I began writing the what is “x” anyway series to examine words that have become so ubiquitous as to render them useless. I look at academic definitions and layer in more recent observations. This week I tackle the ever magnetic “entrepreneur”.
The word entrepreneur comes from an early 19th century French word entreprendre meaning to undertake. Joseph Schumpeter is credited as the major theorist on entrepreneurship in the 20th century. He argues that an entrepreneur is “the doer of new things or the doing of things that are already being done in a new way". Compare this with the common dictionary definition that is “a person who organises and operates a business, taking on greater than normal financial risks in order to do so”
I attribute much of the confusion today to a conflation of both contexts of entrepreneurship and value judgements of what an entrepreneur “should” be. Entrepreneurs operate businesses that are small or large, high growth, funded, bootstrapped, provide products and/or service. These are contexts.
The distinctions lie in the mindset and the "doing". Digging further into Schumpeter’s work, he describes an entrepreneur as:
“a man/woman of action who does not accept reality as it is”
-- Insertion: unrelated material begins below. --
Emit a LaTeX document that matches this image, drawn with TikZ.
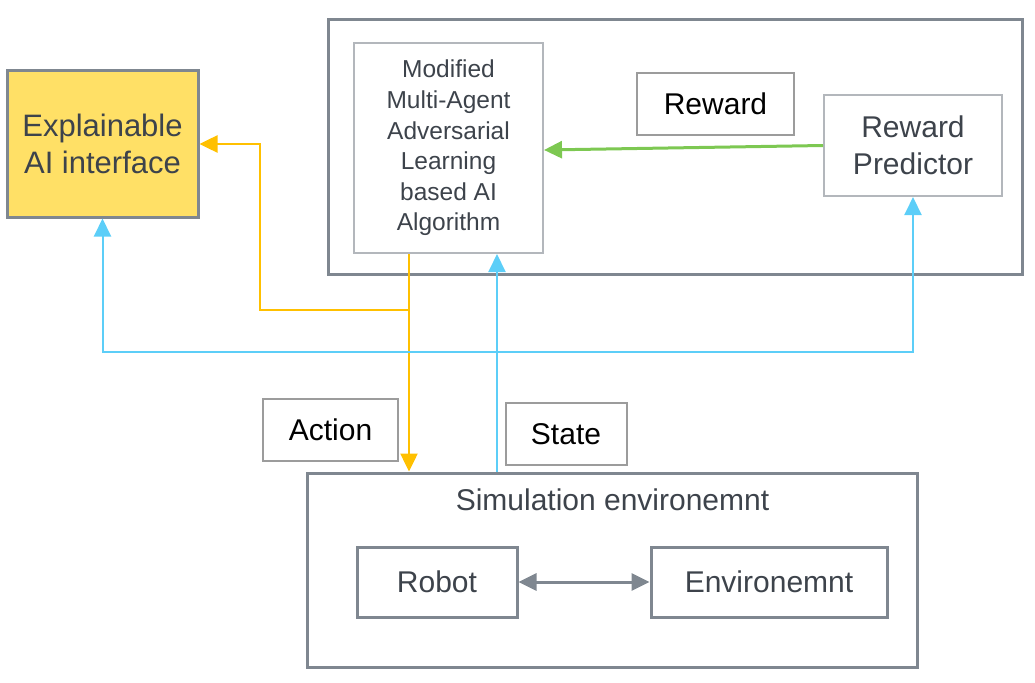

Modernists put it more simply and perhaps less eloquently as one who “sees the need and fills it”. Note that it is only a minority that see the need or ways of doing new things in the first instance.
Those who then take action and convert the opportunity into a business are an even smaller minority. If we link this to the dictionary definition above, this process requires committing resources financial and otherwise in the face of uncertainty and risk. This commitment is where I see the main distinction and what is more beautifully known as putting your ass on the line. Or if you prefer sports terms, playing on the courts vs. watching from the stands.
Looking at the word through the lens of mindset and process is a more holistic and useful approach versus restricting its use within thresholds of revenues, growth rates, product types etc. The uniting factor above all definitions which resonated most strongly for me was in fact something I heard from a writer - when you see the opportunity, you can't not do it.